The committee of state officials, attorneys and former journalists approved its final recommendations to Gov. Mike Easley on Thursday. Easley created the panel following allegations that his press office had ordered the systematic deletion of government e-mails. Media outlets later sued.

“We need to preserve public record, including e-mails, including those (even) developed on your own private accounts. If it relates to state business, you need to save it,” committee chairman Franklin Freeman said.

The committee recommendations include:

  • Additional training for employees on the public records law
  • Archiving state records
  • Periodic records audits
  • Increasing the time data are backed up on the state system from 30 days to a minimum of 5 years

“I think these measures that we have recommended will do two things.
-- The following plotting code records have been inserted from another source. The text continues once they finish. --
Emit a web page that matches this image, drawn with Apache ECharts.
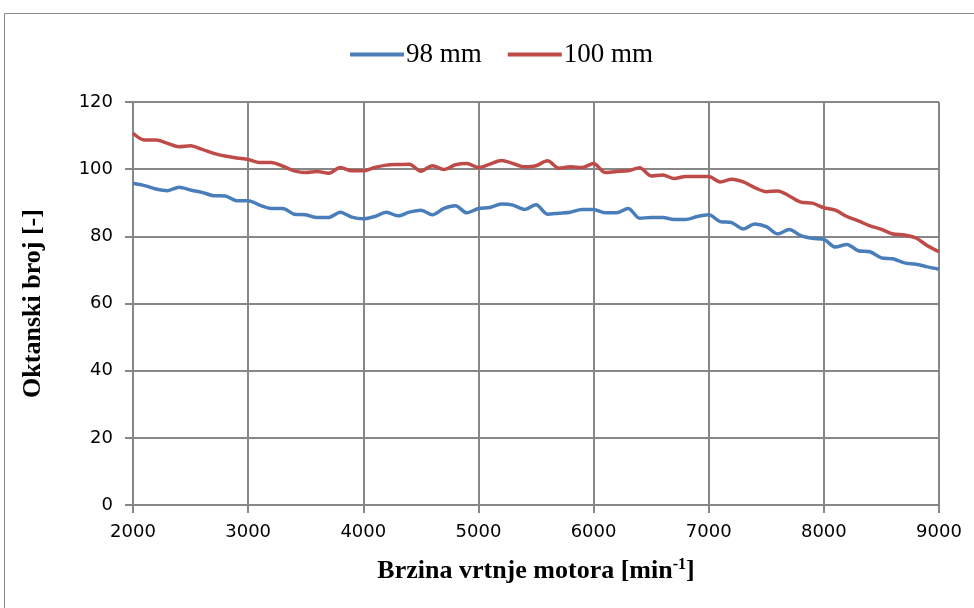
<!DOCTYPE html>
<html><head><meta charset="utf-8">
<script src="https://cdn.jsdelivr.net/npm/echarts@6/dist/echarts.min.js"></script>
<style>html,body{margin:0;padding:0;background:#fff}#c{width:974px;height:608px}</style>
</head><body><div id="c"></div>
<script>
const rpm = [];
for (let r = 2000; r <= 9000; r += 100) rpm.push(r);
const series98 = [95.8,95.1,94.1,93.6,94.6,93.8,93.1,92.1,92.0,90.6,
  90.6,89.3,88.3,88.3,86.6,86.4,85.6,85.6,87.2,85.7,
  85.2,85.9,87.2,86.1,87.2,87.8,86.4,88.3,89.1,87.0,
  88.3,88.6,89.6,89.3,88.0,89.4,86.6,86.9,87.2,88.0,
  88.0,87.0,87.0,88.3,85.4,85.6,85.6,85.0,85.0,85.9,
  86.4,84.4,84.1,82.2,83.7,82.9,80.7,82.0,80.2,79.4,
  79.1,76.8,77.6,75.7,75.4,73.6,73.3,72.1,71.7,70.9,70.2];
const series100 = [110.7,108.7,108.7,107.7,106.7,107.0,105.9,104.7,103.9,103.3,
  102.9,102.0,102.0,100.9,99.5,99.0,99.3,98.8,100.5,99.5,
  99.5,100.5,101.2,101.4,101.5,99.4,101.0,99.9,101.3,101.7,
  100.5,101.5,102.6,101.7,100.7,101.0,102.5,100.3,100.7,100.5,
  101.7,99.0,99.3,99.5,100.4,98.0,98.3,97.2,97.8,97.8,
  97.8,96.2,97.0,96.2,94.5,93.3,93.5,92.0,90.2,89.9,
  88.5,87.8,85.9,84.6,83.1,82.1,80.7,80.4,79.5,77.2,75.4];
const seriesNames = ['98 mm', '100 mm'];
const colors = ['#4A7EBB', '#BE4B48'];

const chart = echarts.init(document.getElementById('c'), null, {renderer: 'canvas'});
const gridColor = '#878787';
chart.setOption({
  animation: false,
  backgroundColor: '#fff',
  graphic: [{type: 'rect', shape: {x: 4.5, y: 13.5, width: 1000, height: 700},
    style: {fill: 'none', stroke: '#8a8a8a', lineWidth: 1}, z: -1}],
  legend: {
    top: 36, left: 345, itemGap: 26, itemWidth: 54, itemHeight: 4,
    icon: 'rect',
    textStyle: {fontFamily: 'Liberation Serif', fontSize: 27, color: '#000', padding: [0,0,0,-3]},
    data: seriesNames
  },
  grid: {left: 133, right: 35, top: 102, bottom: 103, containLabel: false},
  xAxis: {
    type: 'value', min: 2000, max: 9000, interval: 1000,
    name: '{a|Brzina vrtnje motora [min}{s|-1}{a|]}',
    nameLocation: 'middle', nameGap: 52,
    nameTextStyle: {rich: {
      a: {fontFamily: 'Liberation Serif', fontWeight: 'bold', fontSize: 26, color: '#000'},
      s: {fontFamily: 'Liberation Serif', fontWeight: 'bold', fontSize: 16, color: '#000', verticalAlign: 'top', padding: [0,0,12,0]}
    }},
    axisLine: {lineStyle: {color: gridColor, width: 2}},
    axisTick: {show: true, inside: false, length: 8, lineStyle: {color: gridColor, width: 2}},
    axisLabel: {margin: 18, fontFamily: 'DejaVu Sans', fontSize: 18, color: '#000', formatter: v => String(v)},
    splitLine: {show: true, lineStyle: {color: gridColor, width: 2}}
  },
  yAxis: {
    type: 'value', min: 0, max: 120, interval: 20,
    name: 'Oktanski broj [-]', nameLocation: 'middle', nameGap: 87, nameRotate: 90,
    nameTextStyle: {fontFamily: 'Liberation Serif', fontWeight: 'bold', fontSize: 26, color: '#000'},
    axisLine: {show: true, lineStyle: {color: gridColor, width: 2}},
    axisTick: {show: true, inside: false, length: 8, lineStyle: {color: gridColor, width: 2}},
    axisLabel: {margin: 20, fontFamily: 'DejaVu Sans', fontSize: 18, color: '#000'},
    splitLine: {show: true, lineStyle: {color: gridColor, width: 2}}
  },
  series: [
    {name: seriesNames[0], type: 'line', smooth: 0.3, showSymbol: false, symbol: 'none',
     data: rpm.map((r, i) => [r, series98[i]]),
     lineStyle: {color: colors[0], width: 3.5}, itemStyle: {color: colors[0]}},
    {name: seriesNames[1], type: 'line', smooth: 0.3, showSymbol: false, symbol: 'none',
     data: rpm.map((r, i) => [r, series100[i]]),
     lineStyle: {color: colors[1], width: 3.5}, itemStyle: {color: colors[1]}}
  ]
});
</script></body></html>
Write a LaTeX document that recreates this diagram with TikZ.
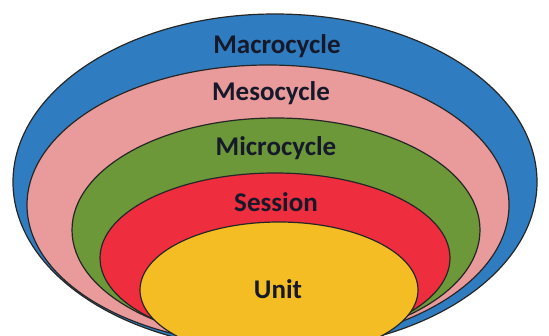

One, it will let employees know what they are to do, and it will let the public know those records are available to them,” said Bryan Beatty, secretary of the Department of Crime Control and Public Safety.

The panel doesn't propose changing the policy that lets workers determine whether an e-mail constitutes a public record and therefore must be saved.

“The buck has stopped with the person receiving the paper record or the e-mail record or any record they create, to save it, for the period of time the law requires it to be saved," Freeman said.

The committee also addressed BlackBerry hand-held units, laptops and home computers. They concluded that any public document created on those platforms must also be backed up on the state system.

The committee plans to present its recommendations to Easley by May 20.